About
NATALIA PARUZ…..
affectionately known as the ‘Saw Lady‘, has spent two decades bringing the rare art form of playing music on a carpenter’s saw to audiences around the world.
She performed with the Israel Philharmonic Orchestra conducted by Zubin Mehta, at the Spoleto Festival in the orchestra of ‘Monkey – Journey to the West’, with the Westchester Philharmonic Orchestra, the Royal Air Moroccan Symphony Orchestra, the Manhattan Chamber Orchestra, the Amor Artis orchestra, the Riverside Orchestra, and at Lincoln Center’s Avery Fisher Hall with PDQ Bach composer Peter Schickele and with the Little Orchestra Society. November 2007 marked her Carnegie Hall debut as a musical saw soloist and June 2008 marked her Madison Square Garden debut.
Television appearances include FOX (Good Day New York), ABC (Good Morning America), NBC (New York Live), MTV (Andy Milonakis Show), VH1 (Behind the Music), History Channel (Tool Box), PBS (NY Voices), MSG (NYC Soundtracks)
Film appearances include ‘Dummy‘ with Adrian Brody and The Heart is a Drum Machine. Natalia’s musical saw can be heard on the soundtracks of films such as Time Out of Mind with Richard Gere, Fox Searchlight’s Another Earth, American Carny, I Sell the Dead, Miss Stevens, When Jack Went Glamping with David Arquette, El Carnaval Sodoma/Arthuro Ripstein and the HBO series The Jinx: The Life and Deaths of Robert Durst.

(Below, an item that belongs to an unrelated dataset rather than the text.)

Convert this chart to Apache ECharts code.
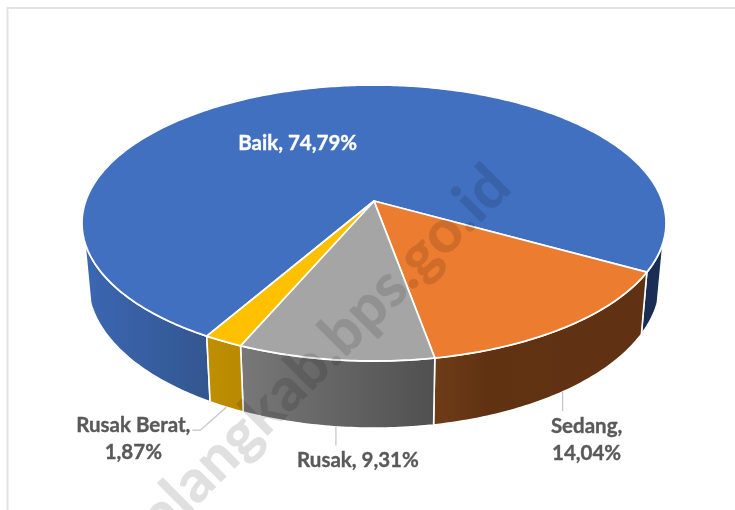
<!DOCTYPE html>
<html>
<head>
<meta charset="utf-8">
<style>html,body{margin:0;padding:0;background:#fff}#c{width:735px;height:510px}</style>
<script src="https://cdn.jsdelivr.net/npm/echarts@6/dist/echarts.min.js"></script>
</head>
<body>
<div id="c"></div>
<script>
// ---- data ----
const categories = ['Baik', 'Sedang', 'Rusak', 'Rusak Berat'];
const values = [74.79, 14.04, 9.31, 1.87];
const valueLabels = ['74,79%', '14,04%', '9,31%', '1,87%'];
// ---- style ----
const topColors = ['#4170c1', '#ec7c30', '#a5a5a5', '#ffc000'];
const sideStops = [
  [[0, '#3b67b2'], [1, '#32568f']],
  [[0, '#6e3c17'], [0.25, '#613212'], [1, '#5f3213']],
  [[0, '#787878'], [1, '#505050']],
  [[0, '#bf8f00'], [1, '#b88a02']]
];
const labelLines = [
  ['Baik, 74,79%'],
  ['Sedang,', '14,04%'],
  ['Rusak, 9,31%'],
  ['Rusak Berat,', '1,87%']
];
// label centre relative to the slice's rim anchor
const labelOffset = [[-10, 54], [24, 47], [22, 33], [-93, 31]];
// leader polyline relative to the same anchor
const leaderOffset = [null, [[0, 19]], [[0, 19]], [[-26, 23], [-34, 23]]];
const labelColor = ['#ffffff', '#595959', '#595959', '#595959'];

// ---- perspective of the pie disc ----
const apexX = 374, apexY = 201, persp = 0.1594, scaleX = 288.3, scaleY = 134.5;
const baseScaleX = 0.98, baseScaleY = 1.057, baseDrop = 58;
const firstSliceAngle = 210;
const silhouette = [107, 253];
const total = values.reduce((a, b) => a + b, 0);

function sliceRange(i) {
  let s = firstSliceAngle;
  for (let k = 0; k < i; k++) s += values[k] / total * 360;
  return [s, s + values[i] / total * 360];
}
function topPoint(deg) {
  const t = deg * Math.PI / 180, u = Math.sin(t), v = -Math.cos(t), w = 1 - persp * v;
  return [scaleX * u / w, scaleY * v / w];
}
function toTop(p) { return [apexX + p[0], apexY + p[1]]; }
function toBase(p) { return [apexX + p[0] * baseScaleX, apexY + p[1] * baseScaleY + baseDrop]; }
function arc(a, b, map) {
  const n = Math.max(2, Math.ceil(Math.abs(b - a) / 0.75)), out = [];
  for (let j = 0; j <= n; j++) out.push(map(topPoint(a + (b - a) * j / n)));
  return out;
}
function sidePoly(a, b) { return arc(a, b, toTop).concat(arc(b, a, toBase)); }

function renderSide(params, api) {
  const i = params.dataIndex;
  api.value(0);
  const r = sliceRange(i);
  const wall = (a, b, x0, x1, stops) => ({
    type: 'polygon',
    shape: { points: sidePoly(a, b) },
    style: {
      fill: new echarts.graphic.LinearGradient(x0, 0, x1, 0,
        stops.map(s => ({ offset: s[0], color: s[1] })), true),
      stroke: '#ffffff', lineWidth: 1.6, lineJoin: 'round'
    }
  });
  if (i === 0) {
    return { type: 'group', children: [
      wall(r[0], silhouette[1], 85, 210, sideStops[0]),
      wall(silhouette[0] + 360, r[1], 640, 665, [[0, '#182c50'], [1, '#1a3059']])
    ]};
  }
  const a = toTop(topPoint(r[0]))[0], b = toTop(topPoint(r[1]))[0];
  return wall(r[0], r[1], Math.min(a, b), Math.max(a, b), sideStops[i]);
}

function renderTop(params, api) {
  const i = params.dataIndex;
  api.value(0);
  const r = sliceRange(i);
  return {
    type: 'polygon',
    shape: { points: [[apexX, apexY]].concat(arc(r[0], r[1], toTop)) },
    style: { fill: topColors[i], stroke: '#ffffff', lineWidth: 1.8, lineJoin: 'round' }
  };
}

function renderLabel(params, api) {
  const i = params.dataIndex;
  api.value(0);
  const r = sliceRange(i), mid = (r[0] + r[1]) / 2;
  const anchor = i === 0 ? toTop(topPoint(mid)) : toBase(topPoint(mid));
  const children = [];
  if (leaderOffset[i]) {
    const pts = [anchor].concat(leaderOffset[i].map(o => [anchor[0] + o[0], anchor[1] + o[1]]));
    children.push({ type: 'polyline', shape: { points: pts },
      style: { stroke: '#c4c4c4', lineWidth: 1.2, fill: null } });
  }
  children.push({
    type: 'text',
    style: {
      x: anchor[0] + labelOffset[i][0], y: anchor[1] + labelOffset[i][1] + 1,
      text: labelLines[i].join('\n'),
      align: 'center', verticalAlign: 'middle', lineHeight: 27,
      font: 'bold 20.5px Lato, "Open Sans", sans-serif',
      fill: labelColor[i], stroke: labelColor[i], lineWidth: 0.35
    }
  });
  return { type: 'group', children };
}

const chartData = values.map((v, i) => ({ name: categories[i], value: [v] }));
const chart = echarts.init(document.getElementById('c'), null, { renderer: 'canvas' });
chart.setOption({
  animation: false,
  backgroundColor: '#ffffff',
  graphic: [
    { type: 'polyline', z: 0, silent: true,
      shape: { points: [[7.5, 510], [7.5, 8], [735, 8]] },
      style: { stroke: '#e3e3e3', lineWidth: 2, fill: null } },
    { type: 'text', z: 100, silent: true,
      x: 500, y: 176, rotation: 45 * Math.PI / 180,
      style: { text: 'malangkab.bps.go.id', align: 'right', verticalAlign: 'middle',
        font: '900 60px Lato, sans-serif', fill: 'rgba(0,0,0,0.12)' } }
  ],
  series: [
    { type: 'custom', coordinateSystem: 'none', z: 1, silent: true, renderItem: renderSide, data: chartData },
    { type: 'custom', coordinateSystem: 'none', z: 2, silent: true, renderItem: renderTop, data: chartData },
    { type: 'custom', coordinateSystem: 'none', z: 3, silent: true, renderItem: renderLabel, data: chartData }
  ]
});
</script>
</body>
</html>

Radio performances include NPR (A Prairie Home Companion), XM Satelite Radio, WBAI & WFMU.
Natalia received citations of honor from the New York City Council, the New York State Senate and a medal of honor from Paris, France.
She was chosen by Time Out New York, the Village Voice, the New York Press and the New York Resident for their Best of New York lists, and was featured in articles by the New York Times, the Boston Globe and Metro New York.
Natalia has recorded on Capitol Records, Universal Records and Atlantic Records with such artists as John Hiat.
Natalia’s goal is not only to preserve the rare art form of playing music on a saw, but to also try and push it forward through the invention of better playing technique, fine-tuning the instrument, educating composers about the possibilities of composing for saw, and bringing the instrument to public awareness. This last part, bringing the instrument into public awareness, she does not only through performances on the legitimate stage/TV/radio but also by bringing the music of the musical saw directly to people where people are – on the street. By performing in the subway she brings the art form to people who might not otherwise be able to encounter it.